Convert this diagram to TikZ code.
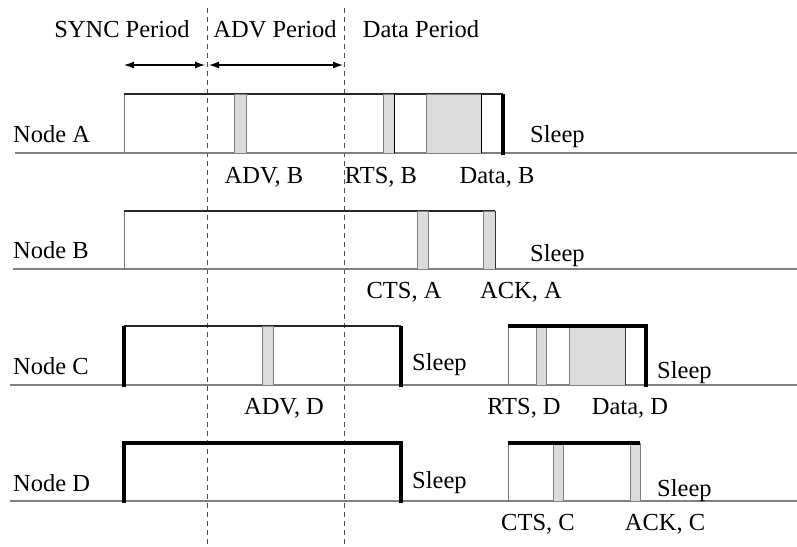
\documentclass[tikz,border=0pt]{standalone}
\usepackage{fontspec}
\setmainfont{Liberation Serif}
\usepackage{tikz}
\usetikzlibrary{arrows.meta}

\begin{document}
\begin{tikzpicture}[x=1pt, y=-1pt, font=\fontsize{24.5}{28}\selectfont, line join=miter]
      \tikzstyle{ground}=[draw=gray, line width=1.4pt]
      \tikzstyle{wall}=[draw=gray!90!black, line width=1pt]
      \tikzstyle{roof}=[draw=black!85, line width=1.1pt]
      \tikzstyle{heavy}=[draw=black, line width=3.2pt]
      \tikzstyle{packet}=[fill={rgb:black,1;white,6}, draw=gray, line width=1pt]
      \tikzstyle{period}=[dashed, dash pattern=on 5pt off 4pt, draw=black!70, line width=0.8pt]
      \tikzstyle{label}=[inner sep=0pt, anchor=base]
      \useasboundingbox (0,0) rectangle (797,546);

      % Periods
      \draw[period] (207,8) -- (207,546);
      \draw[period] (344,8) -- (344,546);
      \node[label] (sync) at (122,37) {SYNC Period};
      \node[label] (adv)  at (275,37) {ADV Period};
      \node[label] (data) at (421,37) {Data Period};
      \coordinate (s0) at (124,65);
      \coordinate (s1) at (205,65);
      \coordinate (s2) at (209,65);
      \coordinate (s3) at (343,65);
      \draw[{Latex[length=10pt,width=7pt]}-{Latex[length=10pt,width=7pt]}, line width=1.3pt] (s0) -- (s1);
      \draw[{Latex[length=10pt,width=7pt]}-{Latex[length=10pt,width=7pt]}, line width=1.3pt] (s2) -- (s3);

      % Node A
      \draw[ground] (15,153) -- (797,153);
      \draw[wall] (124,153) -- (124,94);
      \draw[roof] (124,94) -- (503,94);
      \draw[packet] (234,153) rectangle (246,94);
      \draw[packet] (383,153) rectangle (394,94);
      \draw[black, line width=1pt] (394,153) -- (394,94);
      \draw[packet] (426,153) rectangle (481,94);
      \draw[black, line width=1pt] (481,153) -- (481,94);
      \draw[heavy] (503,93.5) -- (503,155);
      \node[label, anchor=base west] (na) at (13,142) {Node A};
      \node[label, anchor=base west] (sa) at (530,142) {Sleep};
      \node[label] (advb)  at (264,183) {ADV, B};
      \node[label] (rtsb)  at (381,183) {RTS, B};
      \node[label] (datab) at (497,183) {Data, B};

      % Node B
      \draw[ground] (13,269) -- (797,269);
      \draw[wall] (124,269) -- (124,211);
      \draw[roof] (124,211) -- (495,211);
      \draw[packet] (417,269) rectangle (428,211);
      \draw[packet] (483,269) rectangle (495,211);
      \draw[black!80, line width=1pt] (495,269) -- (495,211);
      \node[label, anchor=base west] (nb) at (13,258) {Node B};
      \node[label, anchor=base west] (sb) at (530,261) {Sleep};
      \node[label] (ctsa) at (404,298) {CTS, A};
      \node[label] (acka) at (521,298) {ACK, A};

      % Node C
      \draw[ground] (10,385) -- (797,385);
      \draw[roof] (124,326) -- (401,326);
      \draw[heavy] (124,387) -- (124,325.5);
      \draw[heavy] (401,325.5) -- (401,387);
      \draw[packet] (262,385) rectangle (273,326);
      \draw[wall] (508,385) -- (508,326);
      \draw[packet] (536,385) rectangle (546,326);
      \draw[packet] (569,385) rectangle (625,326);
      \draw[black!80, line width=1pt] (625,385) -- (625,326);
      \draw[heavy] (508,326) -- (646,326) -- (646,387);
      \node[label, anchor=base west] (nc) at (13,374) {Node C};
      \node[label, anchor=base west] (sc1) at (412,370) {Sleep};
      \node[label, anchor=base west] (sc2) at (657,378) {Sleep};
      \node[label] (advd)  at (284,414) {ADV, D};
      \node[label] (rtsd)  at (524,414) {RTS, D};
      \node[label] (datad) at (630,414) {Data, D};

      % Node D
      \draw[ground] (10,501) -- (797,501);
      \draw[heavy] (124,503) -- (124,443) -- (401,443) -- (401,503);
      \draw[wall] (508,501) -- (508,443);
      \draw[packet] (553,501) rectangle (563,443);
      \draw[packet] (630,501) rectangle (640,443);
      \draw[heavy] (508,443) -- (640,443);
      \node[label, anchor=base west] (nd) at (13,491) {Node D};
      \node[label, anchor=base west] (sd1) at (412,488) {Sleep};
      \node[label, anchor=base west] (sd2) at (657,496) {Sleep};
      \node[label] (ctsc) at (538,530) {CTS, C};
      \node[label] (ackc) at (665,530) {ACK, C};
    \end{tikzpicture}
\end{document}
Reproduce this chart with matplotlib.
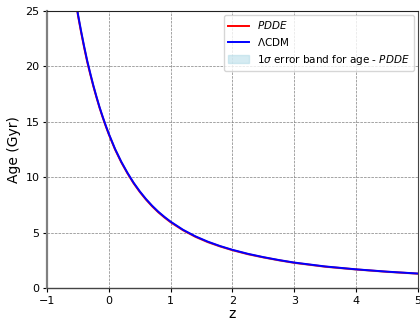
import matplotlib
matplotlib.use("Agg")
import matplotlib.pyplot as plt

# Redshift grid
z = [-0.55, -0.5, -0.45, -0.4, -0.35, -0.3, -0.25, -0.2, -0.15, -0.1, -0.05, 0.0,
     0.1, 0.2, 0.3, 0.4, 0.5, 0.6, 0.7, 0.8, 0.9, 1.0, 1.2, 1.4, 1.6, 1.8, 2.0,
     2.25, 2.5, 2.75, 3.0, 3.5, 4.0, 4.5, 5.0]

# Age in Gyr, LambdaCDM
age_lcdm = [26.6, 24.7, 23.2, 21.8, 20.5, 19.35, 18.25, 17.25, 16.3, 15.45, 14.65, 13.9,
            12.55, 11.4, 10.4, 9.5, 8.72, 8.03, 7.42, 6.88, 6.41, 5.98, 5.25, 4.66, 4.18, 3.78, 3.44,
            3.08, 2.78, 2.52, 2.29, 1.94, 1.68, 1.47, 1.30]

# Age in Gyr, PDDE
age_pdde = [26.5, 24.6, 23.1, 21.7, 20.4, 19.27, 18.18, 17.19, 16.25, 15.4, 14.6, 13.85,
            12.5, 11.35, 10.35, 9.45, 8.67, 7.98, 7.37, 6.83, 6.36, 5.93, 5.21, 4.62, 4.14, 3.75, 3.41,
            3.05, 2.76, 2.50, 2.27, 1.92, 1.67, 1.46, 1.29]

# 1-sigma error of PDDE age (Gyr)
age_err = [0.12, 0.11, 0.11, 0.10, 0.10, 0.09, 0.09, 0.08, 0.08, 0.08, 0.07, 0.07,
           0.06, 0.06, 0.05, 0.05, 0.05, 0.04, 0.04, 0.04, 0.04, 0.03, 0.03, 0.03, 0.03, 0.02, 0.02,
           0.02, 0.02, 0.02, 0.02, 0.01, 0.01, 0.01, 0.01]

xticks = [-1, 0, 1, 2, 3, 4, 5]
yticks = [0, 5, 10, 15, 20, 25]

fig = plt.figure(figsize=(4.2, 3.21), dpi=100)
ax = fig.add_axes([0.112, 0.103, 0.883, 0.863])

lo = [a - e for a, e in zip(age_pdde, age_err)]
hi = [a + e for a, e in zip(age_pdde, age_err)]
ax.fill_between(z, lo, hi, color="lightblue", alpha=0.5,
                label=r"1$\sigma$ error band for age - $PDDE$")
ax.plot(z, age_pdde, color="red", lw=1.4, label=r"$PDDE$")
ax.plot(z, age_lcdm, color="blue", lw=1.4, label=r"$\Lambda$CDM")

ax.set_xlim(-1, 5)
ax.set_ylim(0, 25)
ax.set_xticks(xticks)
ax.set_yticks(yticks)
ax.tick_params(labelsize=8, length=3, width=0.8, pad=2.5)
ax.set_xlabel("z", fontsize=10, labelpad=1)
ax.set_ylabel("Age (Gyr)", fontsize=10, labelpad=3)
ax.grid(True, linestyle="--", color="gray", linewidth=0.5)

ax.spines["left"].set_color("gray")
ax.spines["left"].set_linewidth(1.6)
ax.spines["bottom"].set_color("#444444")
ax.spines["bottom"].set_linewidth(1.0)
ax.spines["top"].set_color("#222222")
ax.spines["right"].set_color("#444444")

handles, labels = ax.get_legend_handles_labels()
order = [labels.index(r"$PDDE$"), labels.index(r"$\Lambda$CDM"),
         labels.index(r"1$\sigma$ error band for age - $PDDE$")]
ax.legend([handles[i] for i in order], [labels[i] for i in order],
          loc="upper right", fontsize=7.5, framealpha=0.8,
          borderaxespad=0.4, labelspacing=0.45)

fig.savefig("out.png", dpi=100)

__PROBLEM__: Restate word for word the lines that begin at the one with "Reproduce this chart with matplotlib." and end at the one with "2.25, 2.5, 2.75, 3.0, 3.5, 4.0, 4.5, 5.0]", including both, and leave every picture aside.

__EXPECTED ANSWER__:
Reproduce this chart with matplotlib.
import matplotlib
matplotlib.use("Agg")
import matplotlib.pyplot as plt

# Redshift grid
z = [-0.55, -0.5, -0.45, -0.4, -0.35, -0.3, -0.25, -0.2, -0.15, -0.1, -0.05, 0.0,
     0.1, 0.2, 0.3, 0.4, 0.5, 0.6, 0.7, 0.8, 0.9, 1.0, 1.2, 1.4, 1.6, 1.8, 2.0,
     2.25, 2.5, 2.75, 3.0, 3.5, 4.0, 4.5, 5.0]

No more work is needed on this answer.